§ **Exercise directions**:
Copy each line below exactly and leave the pictures out.

§ **Recorded data**:
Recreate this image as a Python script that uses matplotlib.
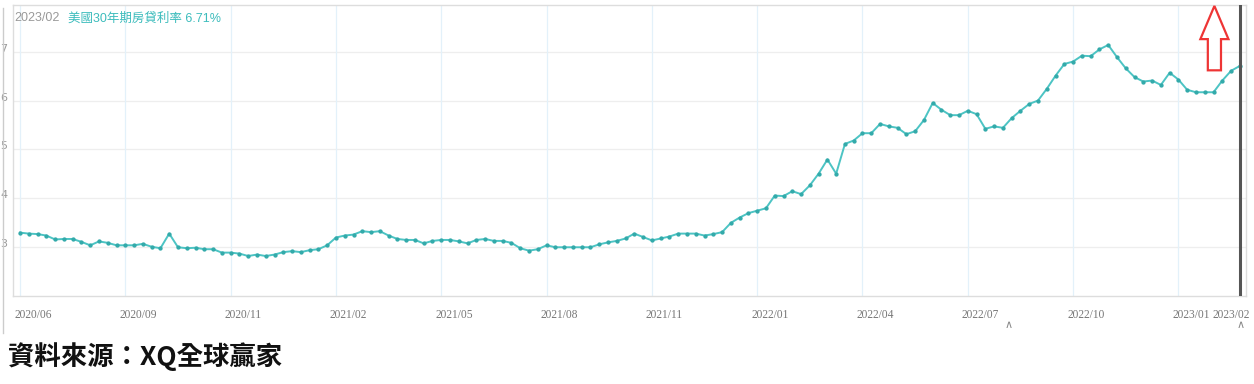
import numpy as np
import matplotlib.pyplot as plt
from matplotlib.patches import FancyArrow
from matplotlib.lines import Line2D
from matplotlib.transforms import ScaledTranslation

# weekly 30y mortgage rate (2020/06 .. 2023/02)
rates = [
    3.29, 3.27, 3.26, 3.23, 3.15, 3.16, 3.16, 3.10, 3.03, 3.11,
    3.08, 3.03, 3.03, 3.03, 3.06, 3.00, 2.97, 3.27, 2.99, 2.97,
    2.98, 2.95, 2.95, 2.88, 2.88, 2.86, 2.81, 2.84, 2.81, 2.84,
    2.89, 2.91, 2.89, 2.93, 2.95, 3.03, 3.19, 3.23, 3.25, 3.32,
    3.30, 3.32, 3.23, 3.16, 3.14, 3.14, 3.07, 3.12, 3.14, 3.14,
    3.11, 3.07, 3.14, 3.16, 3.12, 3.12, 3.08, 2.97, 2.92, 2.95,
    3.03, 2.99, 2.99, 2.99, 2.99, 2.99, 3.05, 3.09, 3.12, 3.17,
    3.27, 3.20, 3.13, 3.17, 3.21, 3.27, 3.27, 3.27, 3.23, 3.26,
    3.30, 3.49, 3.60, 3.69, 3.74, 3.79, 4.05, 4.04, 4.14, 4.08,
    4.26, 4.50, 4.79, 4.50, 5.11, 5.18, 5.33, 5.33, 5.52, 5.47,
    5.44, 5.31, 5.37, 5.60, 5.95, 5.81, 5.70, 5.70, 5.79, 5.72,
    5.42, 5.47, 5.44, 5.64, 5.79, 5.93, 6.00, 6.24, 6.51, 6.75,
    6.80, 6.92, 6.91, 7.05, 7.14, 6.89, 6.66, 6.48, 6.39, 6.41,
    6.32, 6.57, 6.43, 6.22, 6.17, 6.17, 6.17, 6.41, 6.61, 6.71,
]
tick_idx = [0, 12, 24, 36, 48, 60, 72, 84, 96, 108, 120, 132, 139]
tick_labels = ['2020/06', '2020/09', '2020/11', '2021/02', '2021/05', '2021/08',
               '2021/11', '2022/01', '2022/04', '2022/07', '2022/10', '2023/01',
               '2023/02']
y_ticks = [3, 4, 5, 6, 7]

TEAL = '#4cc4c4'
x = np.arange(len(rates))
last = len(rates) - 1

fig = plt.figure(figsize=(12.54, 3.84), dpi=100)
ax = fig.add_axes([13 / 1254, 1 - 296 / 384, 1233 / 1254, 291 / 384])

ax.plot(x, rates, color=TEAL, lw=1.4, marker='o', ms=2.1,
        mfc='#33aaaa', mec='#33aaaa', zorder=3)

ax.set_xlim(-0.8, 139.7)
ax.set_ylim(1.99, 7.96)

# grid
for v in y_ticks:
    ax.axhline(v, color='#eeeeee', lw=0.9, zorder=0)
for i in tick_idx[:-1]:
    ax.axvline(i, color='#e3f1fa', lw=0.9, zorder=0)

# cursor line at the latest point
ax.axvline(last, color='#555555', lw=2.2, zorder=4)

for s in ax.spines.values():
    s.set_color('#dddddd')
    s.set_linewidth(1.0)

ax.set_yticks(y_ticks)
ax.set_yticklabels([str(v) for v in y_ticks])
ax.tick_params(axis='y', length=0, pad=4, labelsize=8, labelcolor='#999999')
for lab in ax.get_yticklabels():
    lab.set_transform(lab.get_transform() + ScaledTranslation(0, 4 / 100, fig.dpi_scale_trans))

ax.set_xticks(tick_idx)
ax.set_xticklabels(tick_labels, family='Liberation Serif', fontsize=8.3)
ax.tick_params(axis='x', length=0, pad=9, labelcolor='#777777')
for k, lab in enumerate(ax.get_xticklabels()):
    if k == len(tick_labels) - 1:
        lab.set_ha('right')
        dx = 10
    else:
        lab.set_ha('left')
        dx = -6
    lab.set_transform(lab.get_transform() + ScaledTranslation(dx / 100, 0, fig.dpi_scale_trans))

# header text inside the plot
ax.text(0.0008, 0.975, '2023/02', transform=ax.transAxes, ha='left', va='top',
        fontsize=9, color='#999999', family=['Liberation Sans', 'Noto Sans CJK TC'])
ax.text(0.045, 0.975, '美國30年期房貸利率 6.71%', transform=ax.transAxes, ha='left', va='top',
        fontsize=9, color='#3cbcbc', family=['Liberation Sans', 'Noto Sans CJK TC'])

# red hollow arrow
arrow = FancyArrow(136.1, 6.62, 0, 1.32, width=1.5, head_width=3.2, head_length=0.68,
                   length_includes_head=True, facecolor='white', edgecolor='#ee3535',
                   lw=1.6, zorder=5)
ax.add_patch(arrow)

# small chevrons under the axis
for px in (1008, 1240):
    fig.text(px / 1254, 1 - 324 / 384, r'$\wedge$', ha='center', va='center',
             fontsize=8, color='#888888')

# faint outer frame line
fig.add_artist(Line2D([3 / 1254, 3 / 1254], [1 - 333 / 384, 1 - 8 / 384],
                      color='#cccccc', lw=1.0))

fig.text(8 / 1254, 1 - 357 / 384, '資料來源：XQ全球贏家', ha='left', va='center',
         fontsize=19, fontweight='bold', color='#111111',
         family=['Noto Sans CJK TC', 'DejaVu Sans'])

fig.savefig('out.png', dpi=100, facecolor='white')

§ **Solution to this exercise**:
Recreate this image as a Python script that uses matplotlib.
import numpy as np
import matplotlib.pyplot as plt
from matplotlib.patches import FancyArrow
from matplotlib.lines import Line2D
from matplotlib.transforms import ScaledTranslation

# weekly 30y mortgage rate (2020/06 .. 2023/02)
rates = [
    3.29, 3.27, 3.26, 3.23, 3.15, 3.16, 3.16, 3.10, 3.03, 3.11,
    3.08, 3.03, 3.03, 3.03, 3.06, 3.00, 2.97, 3.27, 2.99, 2.97,
    2.98, 2.95, 2.95, 2.88, 2.88, 2.86, 2.81, 2.84, 2.81, 2.84,
    2.89, 2.91, 2.89, 2.93, 2.95, 3.03, 3.19, 3.23, 3.25, 3.32,
    3.30, 3.32, 3.23, 3.16, 3.14, 3.14, 3.07, 3.12, 3.14, 3.14,
    3.11, 3.07, 3.14, 3.16, 3.12, 3.12, 3.08, 2.97, 2.92, 2.95,
    3.03, 2.99, 2.99, 2.99, 2.99, 2.99, 3.05, 3.09, 3.12, 3.17,
    3.27, 3.20, 3.13, 3.17, 3.21, 3.27, 3.27, 3.27, 3.23, 3.26,
    3.30, 3.49, 3.60, 3.69, 3.74, 3.79, 4.05, 4.04, 4.14, 4.08,
    4.26, 4.50, 4.79, 4.50, 5.11, 5.18, 5.33, 5.33, 5.52, 5.47,
    5.44, 5.31, 5.37, 5.60, 5.95, 5.81, 5.70, 5.70, 5.79, 5.72,
    5.42, 5.47, 5.44, 5.64, 5.79, 5.93, 6.00, 6.24, 6.51, 6.75,
    6.80, 6.92, 6.91, 7.05, 7.14, 6.89, 6.66, 6.48, 6.39, 6.41,
    6.32, 6.57, 6.43, 6.22, 6.17, 6.17, 6.17, 6.41, 6.61, 6.71,
]
tick_idx = [0, 12, 24, 36, 48, 60, 72, 84, 96, 108, 120, 132, 139]
tick_labels = ['2020/06', '2020/09', '2020/11', '2021/02', '2021/05', '2021/08',
               '2021/11', '2022/01', '2022/04', '2022/07', '2022/10', '2023/01',
               '2023/02']
y_ticks = [3, 4, 5, 6, 7]

TEAL = '#4cc4c4'
x = np.arange(len(rates))
last = len(rates) - 1

fig = plt.figure(figsize=(12.54, 3.84), dpi=100)
ax = fig.add_axes([13 / 1254, 1 - 296 / 384, 1233 / 1254, 291 / 384])

ax.plot(x, rates, color=TEAL, lw=1.4, marker='o', ms=2.1,
        mfc='#33aaaa', mec='#33aaaa', zorder=3)

ax.set_xlim(-0.8, 139.7)
ax.set_ylim(1.99, 7.96)

# grid
for v in y_ticks:
    ax.axhline(v, color='#eeeeee', lw=0.9, zorder=0)
for i in tick_idx[:-1]:
    ax.axvline(i, color='#e3f1fa', lw=0.9, zorder=0)

# cursor line at the latest point
ax.axvline(last, color='#555555', lw=2.2, zorder=4)

for s in ax.spines.values():
    s.set_color('#dddddd')
    s.set_linewidth(1.0)

ax.set_yticks(y_ticks)
ax.set_yticklabels([str(v) for v in y_ticks])
ax.tick_params(axis='y', length=0, pad=4, labelsize=8, labelcolor='#999999')
for lab in ax.get_yticklabels():
    lab.set_transform(lab.get_transform() + ScaledTranslation(0, 4 / 100, fig.dpi_scale_trans))

ax.set_xticks(tick_idx)
ax.set_xticklabels(tick_labels, family='Liberation Serif', fontsize=8.3)
ax.tick_params(axis='x', length=0, pad=9, labelcolor='#777777')
for k, lab in enumerate(ax.get_xticklabels()):
    if k == len(tick_labels) - 1:
        lab.set_ha('right')
        dx = 10
    else:
        lab.set_ha('left')
        dx = -6
    lab.set_transform(lab.get_transform() + ScaledTranslation(dx / 100, 0, fig.dpi_scale_trans))

# header text inside the plot
ax.text(0.0008, 0.975, '2023/02', transform=ax.transAxes, ha='left', va='top',
        fontsize=9, color='#999999', family=['Liberation Sans', 'Noto Sans CJK TC'])
ax.text(0.045, 0.975, '美國30年期房貸利率 6.71%', transform=ax.transAxes, ha='left', va='top',
        fontsize=9, color='#3cbcbc', family=['Liberation Sans', 'Noto Sans CJK TC'])

# red hollow arrow
arrow = FancyArrow(136.1, 6.62, 0, 1.32, width=1.5, head_width=3.2, head_length=0.68,
                   length_includes_head=True, facecolor='white', edgecolor='#ee3535',
                   lw=1.6, zorder=5)
ax.add_patch(arrow)

# small chevrons under the axis
for px in (1008, 1240):
    fig.text(px / 1254, 1 - 324 / 384, r'$\wedge$', ha='center', va='center',
             fontsize=8, color='#888888')

# faint outer frame line
fig.add_artist(Line2D([3 / 1254, 3 / 1254], [1 - 333 / 384, 1 - 8 / 384],
                      color='#cccccc', lw=1.0))

fig.text(8 / 1254, 1 - 357 / 384, '資料來源：XQ全球贏家', ha='left', va='center',
         fontsize=19, fontweight='bold', color='#111111',
         family=['Noto Sans CJK TC', 'DejaVu Sans'])

fig.savefig('out.png', dpi=100, facecolor='white')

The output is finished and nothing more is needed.